Emilia Mariquiniha Zuzarte, neighbour and confidante for 20 years, recalls her friend, the committed parishioner who always insisted on walking back from church. “‘Why does everyone take a car to church?’ he would wonder aloud at all the fancy cars that passed us,” she says. Living right across the wall from her, at Casa Dona Maria, the home which now will host the museum, Rodricks asked the 82-year-old to his house parties (“he wanted me to hear him play the guitar”), for her recipes (“the sungta ambotik (prawn curry) which he never tired of eating”), and her bottled vinegar. She now has his memories and the “most beautiful rosaries from around the world” handpicked by him. “He fought all kinds of injustice on our behalf. And never said no to the needy,” she says.
The vestment of the priest who did the homily was designed and tailored by Rodricks a decade ago, on the request of Zuzarte.
“Aunty Mariquiniha” as he called him, recalls days when he would ask her to make Bolinhas de Coco (coconut cookie), his favourite. “It’s one kilogram of rawa and sugar. Four big coconuts, grated dry on a grinding stone, and 12 gaunt egg yolks. Wendell loved the eggs from my fowls so I would only use those for him. Add nutmeg and elaichi to measure. I would mix all this at 7 pm. We would talk across the wall, or he would walk over. Then at 10 pm, after dinner, I would add 100 grams of butter. And leave it overnight. In the morning, he would walk me to church and return. Once rested, I would make small balls and bake till golden. Wendell would finish it off in one sitting. They were always made slightly crunchy and to his taste,” she recalls. Neighbour Viveka Bandekar 43, is inconsolable. On days Rodricks was in Colvale, mornings always meant a soft-spoken man at the windows, praising her kitchen garden. “A wall divides us, we often heard laughter from their house. I would always tell myself, what a happy family. They started living here, after they turned their old home to a museum,” she recalls. “I was on the way to our temple when I heard the news. I said, let me still go and pray for his soul. I stood in front of my idol and cried for him. He meant a lot to all of us,” she says of her garden friend. “Every season Wendell was curious about the plants, he loved the local spinach I grew, the brinjals and the red radish. His favourite was rose apples,” Bandekar says.
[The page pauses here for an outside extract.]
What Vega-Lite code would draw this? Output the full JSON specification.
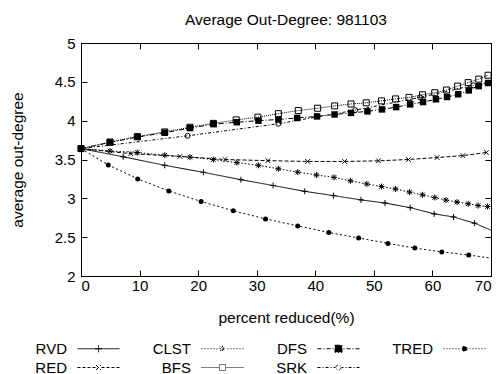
{
  "$schema": "https://vega.github.io/schema/vega-lite/v6.json",
  "width": 410,
  "height": 233,
  "autosize": "none",
  "padding": {"left": 81, "top": 43, "right": 13, "bottom": 98},
  "background": "white",
  "title": {"text": "Average Out-Degree: 981103", "fontSize": 15.5, "fontWeight": "normal", "font": "Liberation Sans", "color": "black", "offset": 8},
  "config": {
    "view": {"stroke": "black", "strokeWidth": 1},
    "axis": {"domain": false, "grid": false, "tickColor": "black", "tickSize": -6, "labelFont": "Liberation Sans", "labelFontSize": 15, "labelColor": "black", "titleFont": "Liberation Sans", "titleFontSize": 15.5, "titleFontWeight": "normal", "titleColor": "black"}
  },
  "data": {"values": [
    {"series": "RVD", "x": 0, "y": 3.64}, {"series": "RVD", "x": 7.2, "y": 3.535}, {"series": "RVD", "x": 14.3, "y": 3.425}, {"series": "RVD", "x": 20.9, "y": 3.335}, {"series": "RVD", "x": 27.3, "y": 3.24}, {"series": "RVD", "x": 32.8, "y": 3.165}, {"series": "RVD", "x": 38.2, "y": 3.09}, {"series": "RVD", "x": 43.1, "y": 3.035}, {"series": "RVD", "x": 47.8, "y": 2.98}, {"series": "RVD", "x": 51.9, "y": 2.94}, {"series": "RVD", "x": 56.2, "y": 2.88}, {"series": "RVD", "x": 60.3, "y": 2.8}, {"series": "RVD", "x": 63.6, "y": 2.76}, {"series": "RVD", "x": 67.2, "y": 2.68}, {"series": "RVD", "x": 70, "y": 2.59},
    {"series": "RED", "x": 0, "y": 3.64}, {"series": "RED", "x": 8.5, "y": 3.575}, {"series": "RED", "x": 16.9, "y": 3.54}, {"series": "RED", "x": 24.6, "y": 3.5}, {"series": "RED", "x": 31.9, "y": 3.485}, {"series": "RED", "x": 38.7, "y": 3.475}, {"series": "RED", "x": 45.0, "y": 3.475}, {"series": "RED", "x": 50.8, "y": 3.483}, {"series": "RED", "x": 55.9, "y": 3.5}, {"series": "RED", "x": 60.8, "y": 3.525}, {"series": "RED", "x": 65.2, "y": 3.55}, {"series": "RED", "x": 69.2, "y": 3.59},
    {"series": "CLST", "x": 0, "y": 3.64}, {"series": "CLST", "x": 4.95, "y": 3.61}, {"series": "CLST", "x": 9.6, "y": 3.59}, {"series": "CLST", "x": 14.3, "y": 3.555}, {"series": "CLST", "x": 18.6, "y": 3.53}, {"series": "CLST", "x": 22.6, "y": 3.5}, {"series": "CLST", "x": 26.6, "y": 3.46}, {"series": "CLST", "x": 30.3, "y": 3.425}, {"series": "CLST", "x": 33.7, "y": 3.38}, {"series": "CLST", "x": 37.0, "y": 3.337}, {"series": "CLST", "x": 40.2, "y": 3.3}, {"series": "CLST", "x": 43.2, "y": 3.27}, {"series": "CLST", "x": 46.0, "y": 3.225}, {"series": "CLST", "x": 48.8, "y": 3.185}, {"series": "CLST", "x": 51.3, "y": 3.152}, {"series": "CLST", "x": 53.7, "y": 3.12}, {"series": "CLST", "x": 56.1, "y": 3.08}, {"series": "CLST", "x": 58.3, "y": 3.045}, {"series": "CLST", "x": 60.4, "y": 3.01}, {"series": "CLST", "x": 62.3, "y": 2.978}, {"series": "CLST", "x": 64.2, "y": 2.952}, {"series": "CLST", "x": 66.1, "y": 2.93}, {"series": "CLST", "x": 67.8, "y": 2.907}, {"series": "CLST", "x": 69.4, "y": 2.895},
    {"series": "BFS", "x": 0, "y": 3.64}, {"series": "BFS", "x": 4.95, "y": 3.725}, {"series": "BFS", "x": 9.6, "y": 3.795}, {"series": "BFS", "x": 14.3, "y": 3.855}, {"series": "BFS", "x": 18.6, "y": 3.915}, {"series": "BFS", "x": 22.6, "y": 3.965}, {"series": "BFS", "x": 26.5, "y": 4.01}, {"series": "BFS", "x": 30.2, "y": 4.045}, {"series": "BFS", "x": 33.7, "y": 4.09}, {"series": "BFS", "x": 37.1, "y": 4.13}, {"series": "BFS", "x": 40.4, "y": 4.16}, {"series": "BFS", "x": 43.3, "y": 4.19}, {"series": "BFS", "x": 46.1, "y": 4.215}, {"series": "BFS", "x": 48.7, "y": 4.23}, {"series": "BFS", "x": 51.3, "y": 4.255}, {"series": "BFS", "x": 53.7, "y": 4.28}, {"series": "BFS", "x": 56.0, "y": 4.3}, {"series": "BFS", "x": 58.3, "y": 4.333}, {"series": "BFS", "x": 60.4, "y": 4.36}, {"series": "BFS", "x": 62.4, "y": 4.395}, {"series": "BFS", "x": 64.3, "y": 4.445}, {"series": "BFS", "x": 66.1, "y": 4.49}, {"series": "BFS", "x": 67.9, "y": 4.535}, {"series": "BFS", "x": 69.5, "y": 4.585},
    {"series": "DFS", "x": 0, "y": 3.64}, {"series": "DFS", "x": 4.95, "y": 3.72}, {"series": "DFS", "x": 9.68, "y": 3.79}, {"series": "DFS", "x": 14.3, "y": 3.845}, {"series": "DFS", "x": 18.6, "y": 3.905}, {"series": "DFS", "x": 22.65, "y": 3.955}, {"series": "DFS", "x": 26.6, "y": 3.98}, {"series": "DFS", "x": 30.3, "y": 4.0}, {"series": "DFS", "x": 33.7, "y": 4.015}, {"series": "DFS", "x": 36.9, "y": 4.035}, {"series": "DFS", "x": 40.3, "y": 4.055}, {"series": "DFS", "x": 43.3, "y": 4.08}, {"series": "DFS", "x": 46.1, "y": 4.1}, {"series": "DFS", "x": 48.9, "y": 4.12}, {"series": "DFS", "x": 51.4, "y": 4.145}, {"series": "DFS", "x": 53.8, "y": 4.175}, {"series": "DFS", "x": 56.2, "y": 4.21}, {"series": "DFS", "x": 58.4, "y": 4.24}, {"series": "DFS", "x": 60.6, "y": 4.275}, {"series": "DFS", "x": 62.5, "y": 4.305}, {"series": "DFS", "x": 64.4, "y": 4.34}, {"series": "DFS", "x": 66.2, "y": 4.39}, {"series": "DFS", "x": 67.9, "y": 4.445}, {"series": "DFS", "x": 69.5, "y": 4.485},
    {"series": "SRK", "x": 0, "y": 3.64}, {"series": "SRK", "x": 18.2, "y": 3.805}, {"series": "SRK", "x": 33.7, "y": 3.96}, {"series": "SRK", "x": 46.8, "y": 4.135}, {"series": "SRK", "x": 57.9, "y": 4.3}, {"series": "SRK", "x": 67.0, "y": 4.455}, {"series": "SRK", "x": 70, "y": 4.5},
    {"series": "TRED", "x": 0, "y": 3.64}, {"series": "TRED", "x": 4.66, "y": 3.43}, {"series": "TRED", "x": 9.68, "y": 3.25}, {"series": "TRED", "x": 15.0, "y": 3.095}, {"series": "TRED", "x": 20.5, "y": 2.96}, {"series": "TRED", "x": 26.0, "y": 2.84}, {"series": "TRED", "x": 31.5, "y": 2.735}, {"series": "TRED", "x": 37.0, "y": 2.645}, {"series": "TRED", "x": 42.3, "y": 2.56}, {"series": "TRED", "x": 47.4, "y": 2.49}, {"series": "TRED", "x": 52.4, "y": 2.42}, {"series": "TRED", "x": 57.0, "y": 2.36}, {"series": "TRED", "x": 61.6, "y": 2.31}, {"series": "TRED", "x": 66.2, "y": 2.27}, {"series": "TRED", "x": 70, "y": 2.23}
  ]},
  "resolve": {"axis": {"x": "independent", "y": "independent"}},
  "layer": [
    {
      "mark": {"type": "line", "strokeWidth": 1, "color": "black", "clip": true},
      "encoding": {
        "x": {"field": "x", "type": "quantitative", "scale": {"domain": [0, 70], "nice": false}, "axis": {"values": [0, 10, 20, 30, 40, 50, 60, 70], "title": "percent reduced(%)", "labelPadding": 8, "titlePadding": 17}},
        "y": {"field": "y", "type": "quantitative", "scale": {"domain": [2, 5], "nice": false, "zero": false}, "axis": {"values": [2, 2.5, 3, 3.5, 4, 4.5, 5], "format": "~g", "title": "average out-degree", "labelPadding": 12, "titlePadding": 29}},
        "strokeDash": {
          "field": "series", "type": "nominal",
          "scale": {"domain": ["RVD", "CLST", "DFS", "TRED", "RED", "BFS", "SRK"], "range": [[1, 0], [1.5, 2], [5, 2, 1, 2], [2, 2.5], [4, 2], [1, 1], [3, 2, 1, 2]]},
          "legend": {
            "orient": "bottom", "direction": "horizontal", "columns": 4, "title": null,
            "symbolSize": 400, "symbolStrokeWidth": 1, "symbolStrokeColor": "black",
            "labelAlign": "right", "labelOffset": -42, "symbolOffset": 7,
            "labelFont": "Liberation Sans", "labelFontSize": 15, "labelColor": "black",
            "columnPadding": 30, "rowPadding": -2, "offset": 12,
            "encode": {"symbols": {"update": {
              "strokeDash": {"value": [1, 0]},
              "stroke": {"value": "black"},
              "strokeWidth": {"value": 1},
              "fill": {"signal": "datum.value === 'DFS' || datum.value === 'TRED' ? 'black' : 'transparent'"},
              "shape": {"signal": "datum.value === 'RVD' ? 'M-2.1,0L2.1,0M0,-0.35L0,0.35M-0.35,0L0.35,0' : datum.value === 'RED' ? 'M-2.1,0L-1.8,0M-1.6,0L-1.3,0M-1.1,0L-0.8,0M-0.6,0L-0.3,0M0.3,0L0.6,0M0.8,0L1.1,0M1.3,0L1.6,0M1.8,0L2.1,0M-0.25,-0.25L0.25,0.25M-0.25,0.25L0.25,-0.25' : datum.value === 'CLST' ? 'M-2.1,0L-2,0M-1.8,0L-1.7,0M-1.5,0L-1.4,0M-1.2,0L-1.1,0M-0.9,0L-0.8,0M-0.6,0L-0.5,0M0.5,0L0.6,0M0.8,0L0.9,0M1.1,0L1.2,0M1.4,0L1.5,0M1.7,0L1.8,0M2,0L2.1,0M-0.3,0L0.3,0M0,-0.3L0,0.3M-0.22,-0.22L0.22,0.22M-0.22,0.22L0.22,-0.22' : datum.value === 'BFS' ? 'M-2.1,0L-2,0M-1.9,0L-1.8,0M-1.7,0L-1.6,0M-1.5,0L-1.4,0M-1.3,0L-1.2,0M-1.1,0L-1,0M-0.9,0L-0.8,0M-0.7,0L-0.6,0M-0.5,0L-0.4,0M0.4,0L0.5,0M0.6,0L0.7,0M0.8,0L0.9,0M1,0L1.1,0M1.2,0L1.3,0M1.4,0L1.5,0M1.6,0L1.7,0M1.8,0L1.9,0M2,0L2.1,0M-0.3,-0.3L0.3,-0.3L0.3,0.3L-0.3,0.3Z' : datum.value === 'DFS' ? 'M-2.1,0L-1.7,0M-1.5,0L-1.4,0M-1.2,0L-0.8,0M-0.6,0L-0.5,0M0.5,0L0.6,0M0.8,0L1.2,0M1.4,0L1.5,0M1.7,0L2.1,0M-0.35,-0.35L0.35,-0.35L0.35,0.35L-0.35,0.35Z' : datum.value === 'SRK' ? 'M-2.1,0L-1.8,0M-1.6,0L-1.5,0M-1.3,0L-1,0M-0.8,0L-0.7,0M-0.5,0L-0.3,0M0.3,0L0.5,0M0.7,0L0.8,0M1,0L1.3,0M1.5,0L1.6,0M1.8,0L2.1,0M0.25,0A0.25,0.25 0 1,1 -0.25,0A0.25,0.25 0 1,1 0.25,0Z' : 'M-2.1,0L-2,0M-1.8,0L-1.7,0M-1.5,0L-1.4,0M-1.2,0L-1.1,0M-0.9,0L-0.8,0M-0.6,0L-0.5,0M0.5,0L0.6,0M0.8,0L0.9,0M1.1,0L1.2,0M1.4,0L1.5,0M1.7,0L1.8,0M2,0L2.1,0M0.25,0A0.25,0.25 0 1,1 -0.25,0A0.25,0.25 0 1,1 0.25,0Z'"}
            }}}
          }
        }
      }
    },
    {
      "transform": [{"filter": "datum.series === 'RVD' && datum.x < 70"}],
      "mark": {"type": "point", "shape": "M-1,0H1M0,-1V1", "size": 36, "filled": false, "stroke": "black", "strokeWidth": 1, "opacity": 1},
      "encoding": {
        "x": {"field": "x", "type": "quantitative", "axis": {"orient": "top", "values": [0, 10, 20, 30, 40, 50, 60, 70], "labels": false, "title": null}},
        "y": {"field": "y", "type": "quantitative", "axis": {"orient": "right", "values": [2, 2.5, 3, 3.5, 4, 4.5, 5], "labels": false, "title": null}}
      }
    },
    {
      "transform": [{"filter": "datum.series === 'RED'"}],
      "mark": {"type": "point", "shape": "M-0.85,-0.85L0.85,0.85M-0.85,0.85L0.85,-0.85", "size": 30, "filled": false, "stroke": "black", "strokeWidth": 1, "opacity": 1},
      "encoding": {"x": {"field": "x", "type": "quantitative", "axis": null}, "y": {"field": "y", "type": "quantitative", "axis": null}}
    },
    {
      "transform": [{"filter": "datum.series === 'CLST'"}],
      "mark": {"type": "point", "shape": "M-1,0H1M0,-1V1M-0.75,-0.75L0.75,0.75M-0.75,0.75L0.75,-0.75", "size": 36, "filled": false, "stroke": "black", "strokeWidth": 1, "opacity": 1},
      "encoding": {"x": {"field": "x", "type": "quantitative", "axis": null}, "y": {"field": "y", "type": "quantitative", "axis": null}}
    },
    {
      "transform": [{"filter": "datum.series === 'BFS'"}],
      "mark": {"type": "point", "shape": "square", "size": 36, "filled": false, "stroke": "black", "strokeWidth": 1, "opacity": 1},
      "encoding": {"x": {"field": "x", "type": "quantitative", "axis": null}, "y": {"field": "y", "type": "quantitative", "axis": null}}
    },
    {
      "transform": [{"filter": "datum.series === 'DFS'"}],
      "mark": {"type": "point", "shape": "square", "size": 42, "filled": true, "color": "black", "opacity": 1},
      "encoding": {"x": {"field": "x", "type": "quantitative", "axis": null}, "y": {"field": "y", "type": "quantitative", "axis": null}}
    },
    {
      "transform": [{"filter": "datum.series === 'SRK' && datum.x < 70"}],
      "mark": {"type": "point", "shape": "circle", "size": 25, "filled": false, "stroke": "black", "strokeWidth": 1, "opacity": 1},
      "encoding": {"x": {"field": "x", "type": "quantitative", "axis": null}, "y": {"field": "y", "type": "quantitative", "axis": null}}
    },
    {
      "transform": [{"filter": "datum.series === 'TRED' && datum.x < 70"}],
      "mark": {"type": "point", "shape": "circle", "size": 25, "filled": true, "color": "black", "opacity": 1},
      "encoding": {"x": {"field": "x", "type": "quantitative", "axis": null}, "y": {"field": "y", "type": "quantitative", "axis": null}}
    }
  ]
}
In 2019, Rodricks shot off letters and led a signature campaign to save a mango grove in the village, and the 100-year-old St Anthony Chapel, right at the mouth of the village. Residents recall how he used his clout to get them appointments with government offices and travelled with them to argue the matter — though, eventually, the trees could not be saved from a proposed highway.
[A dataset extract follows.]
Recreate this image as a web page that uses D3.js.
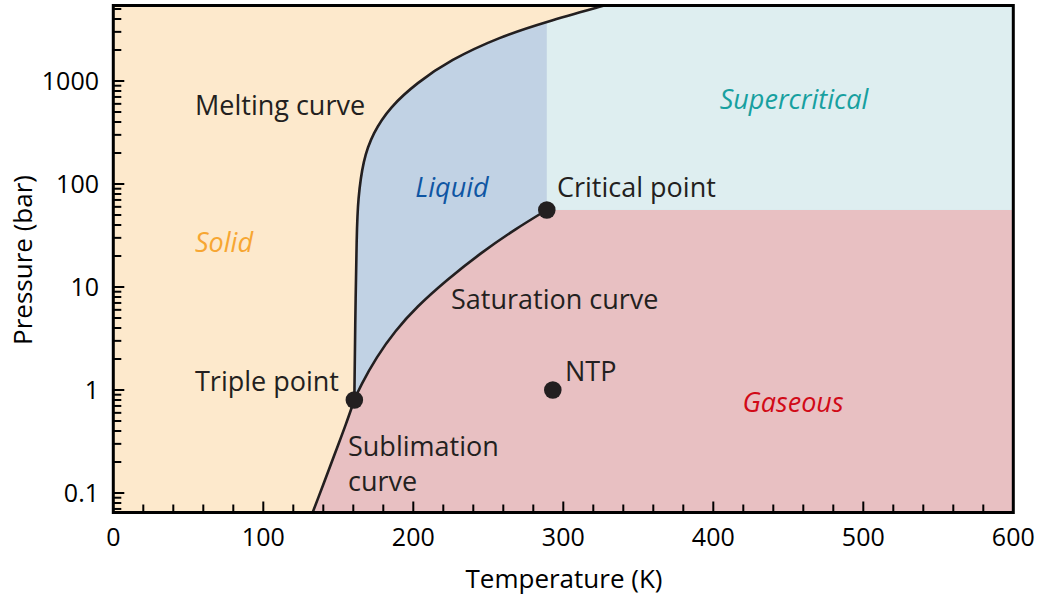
<!DOCTYPE html>
<html>
<head>
<meta charset="utf-8">
<script src="https://cdn.jsdelivr.net/npm/d3@7"></script>
<style>
  html, body { margin: 0; padding: 0; background: #fff; }
  svg { display: block; font-family: "Open Sans", "Noto Sans", sans-serif; }
</style>
</head>
<body>
<svg id="chart" width="1040" height="598"></svg>
<script>
// Phase boundaries (temperature in K, pressure in bar)
const sublimationT = [132.5, 140, 148, 155, 160.7];
const sublimationP = [0.0625, 0.121, 0.247, 0.464, 0.8];

const meltingT = [160.7, 161.2, 162.3, 163.1, 166.5, 173.1, 184.5, 202.3, 224.5, 257.8, 288.9, 324.5, 351];
const meltingP = [0.8, 3.8, 35.7, 70, 171, 313, 560, 957, 1600, 2690, 3770, 5260, 6760];

const saturationT = [160.7, 164.5, 175.6, 187.8, 202.3, 222.3, 244.5, 268.9, 289];
const saturationP = [0.8, 1.08, 2.11, 3.74, 6.44, 11.7, 21.2, 37.2, 56];

// Marked points
const pointNames = ["Triple point", "Critical point", "NTP"];
const pointT = [160.7, 289, 293];
const pointP = [0.8, 56, 1.0];

// Axis ticks
const xTickValues = [0, 100, 200, 300, 400, 500, 600];
const yTickValues = [0.1, 1, 10, 100, 1000];
const yTickLabels = ["0.1", "1", "10", "100", "1000"];

const svg = d3.select("#chart");
const pL = 113.3, pR = 1013.3, pT = 5.5, pB = 512.5;

const x = d3.scaleLinear().domain([0, 600]).range([pL, pR]);
const yMin = Math.pow(10, -(pB - 390) / 103);
const yMax = Math.pow(10, 3 + (81 - pT) / 103);
const y = d3.scaleLog().domain([yMin, yMax]).range([pB, pT]);

const zip = (T, P) => T.map((t, i) => [t, P[i]]);
const sub = zip(sublimationT, sublimationP);
const melt = zip(meltingT, meltingP);
const sat = zip(saturationT, saturationP);
const Tc = pointT[1], Pc = pointP[1];

const subLine = d3.line().x(d => x(d[0])).y(d => y(d[1])).curve(d3.curveCatmullRom.alpha(0.5));
const smooth = d3.line().x(d => x(d[0])).y(d => y(d[1])).curve(d3.curveBasis);
const straight = d3.line().x(d => x(d[0])).y(d => y(d[1]));

const colors = {
  solid: "#fde9cc", liquid: "#c1d2e4", supercritical: "#deeef0", gas: "#e8c0c2",
  ink: "#231f20"
};

const defs = svg.append("defs");
defs.append("clipPath").attr("id", "plot-clip")
  .append("rect").attr("x", pL).attr("y", pT).attr("width", pR - pL).attr("height", pB - pT);

// Fluid side of the sublimation + melting boundary
const pLow = 0.03, pHigh = 9000;
const fluidPath = subLine(sub) + smooth(melt).replace(/^M/, "L") +
  straight([[meltingT[meltingT.length - 1], pHigh], [700, pHigh], [700, pLow], [sublimationT[0], pLow]]).replace(/^M/, "L") + "Z";
defs.append("clipPath").attr("id", "fluid-clip").append("path").attr("d", fluidPath);

const plot = svg.append("g").attr("clip-path", "url(#plot-clip)");
plot.append("rect").attr("x", pL).attr("y", pT).attr("width", pR - pL).attr("height", pB - pT)
  .attr("fill", colors.solid);

const fluid = plot.append("g").attr("clip-path", "url(#fluid-clip)");
fluid.append("rect").attr("x", pL).attr("y", pT).attr("width", pR - pL).attr("height", pB - pT)
  .attr("fill", colors.liquid);
fluid.append("rect").attr("x", x(Tc)).attr("y", pT).attr("width", pR - x(Tc)).attr("height", y(Pc) - pT)
  .attr("fill", colors.supercritical);
const gasPath = smooth(sat) +
  straight([[Tc, Pc], [700, Pc], [700, pLow], [100, pLow], [100, saturationP[0]]]).replace(/^M/, "L") + "Z";
fluid.append("path").attr("d", gasPath).attr("fill", colors.gas);

// Boundary curves
const curves = plot.append("g").attr("fill", "none").attr("stroke", colors.ink).attr("stroke-width", 2.6);
curves.append("path").attr("d", subLine(sub));
curves.append("path").attr("d", smooth(melt));
curves.append("path").attr("d", smooth(sat));

// Ticks (inward)
const ticks = svg.append("g").attr("stroke", "#000").attr("stroke-width", 2);
d3.range(20, 600, 20).forEach(t => {
  const major = t % 100 === 0;
  ticks.append("line").attr("x1", x(t)).attr("x2", x(t))
    .attr("y1", pB).attr("y2", pB - (major ? 11 : 8));
});
for (let e = -2; e <= 3; e++) {
  for (let m = 1; m <= 9; m++) {
    const v = m * Math.pow(10, e);
    if (v < yMin || v > yMax) continue;
    const yy = y(v);
    ticks.append("line").attr("x1", pL).attr("x2", pL + (m === 1 ? 11 : 8))
      .attr("y1", yy).attr("y2", yy);
  }
}

// Frame
svg.append("rect").attr("x", pL).attr("y", pT).attr("width", pR - pL).attr("height", pB - pT)
  .attr("fill", "none").attr("stroke", "#000").attr("stroke-width", 3);

// Tick labels
svg.append("g").selectAll("text").data(xTickValues).join("text")
  .attr("x", d => x(d)).attr("y", 546).attr("text-anchor", "middle")
  .attr("font-size", 25).attr("fill", "#000").text(d => d);
svg.append("g").selectAll("text").data(yTickValues).join("text")
  .attr("x", 99).attr("y", d => y(d) + 9).attr("text-anchor", "end")
  .attr("font-size", 25).attr("fill", "#000").text((d, i) => yTickLabels[i]);

// Axis titles
svg.append("text").attr("x", 564).attr("y", 588).attr("text-anchor", "middle")
  .attr("font-size", 26).attr("fill", "#000").text("Temperature (K)");
svg.append("text").attr("transform", "translate(32,260) rotate(-90)").attr("text-anchor", "middle")
  .attr("font-size", 26).attr("fill", "#000").text("Pressure (bar)");

// Points
svg.append("g").selectAll("circle").data(pointT).join("circle")
  .attr("cx", d => x(d)).attr("cy", (d, i) => y(pointP[i])).attr("r", 8.8)
  .attr("fill", colors.ink);

// Annotations
const labels = [
  { text: "Melting curve", x: 195, y: 115, color: colors.ink },
  { text: "Liquid", x: 452, y: 197, color: "#0f56a3", italic: true, anchor: "middle" },
  { text: "Supercritical", x: 794, y: 109, color: "#17a0a0", italic: true, anchor: "middle" },
  { text: "Critical point", x: 557, y: 197, color: colors.ink },
  { text: "Solid", x: 224, y: 252, color: "#f7a632", italic: true, anchor: "middle" },
  { text: "Saturation curve", x: 451, y: 309, color: colors.ink },
  { text: "Triple point", x: 195, y: 391, color: colors.ink },
  { text: "NTP", x: 565, y: 381, color: colors.ink },
  { text: "Gaseous", x: 793, y: 412, color: "#d10a17", italic: true, anchor: "middle" },
  { text: "Sublimation", x: 348, y: 456, color: colors.ink },
  { text: "curve", x: 348, y: 491, color: colors.ink }
];
svg.append("g").selectAll("text").data(labels).join("text")
  .attr("x", d => d.x).attr("y", d => d.y)
  .attr("text-anchor", d => d.anchor || "start")
  .attr("font-size", 27)
  .attr("font-style", d => d.italic ? "italic" : "normal")
  .attr("fill", d => d.color)
  .text(d => d.text);
</script>
</body>
</html>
Rodricks’s generosity and memories of his humility now seam a village. His benevolence speaks across the village, in the local gym, and the village schools where toppers receive a scholarships in the name of his parents, Felix and Greta. Off the runway, he used his privilege to train, teach and groom Goans. Cheryl Saldanha, a senior lecturer at Goa Government Polytechnic, where the designer was a faculty member, consoling a child who had broken down after a presentation. “These are simple stories but he gave his all to Goa and Goan students. He taught us about fashion and cloth, and that we can reach the sky if we are professional and set high standards. The children he has taught are too many, and they will always carry a Wendell in them,” says Saldanha, whose students came in a bus for the funeral.
For all those whom he touched, his grave, under the canopies of a tall zambllam and a mango tree inside the cemetery of St Francis of Assisi Church, offers some solace. “My cousin, a musician, is rested next to him. He died two days before. At least, Wendell, a lover of mando, will have a musician for company,” says Servo, his friend from Colvale. “He is back to his aboriginal land. He has returned from his travels.”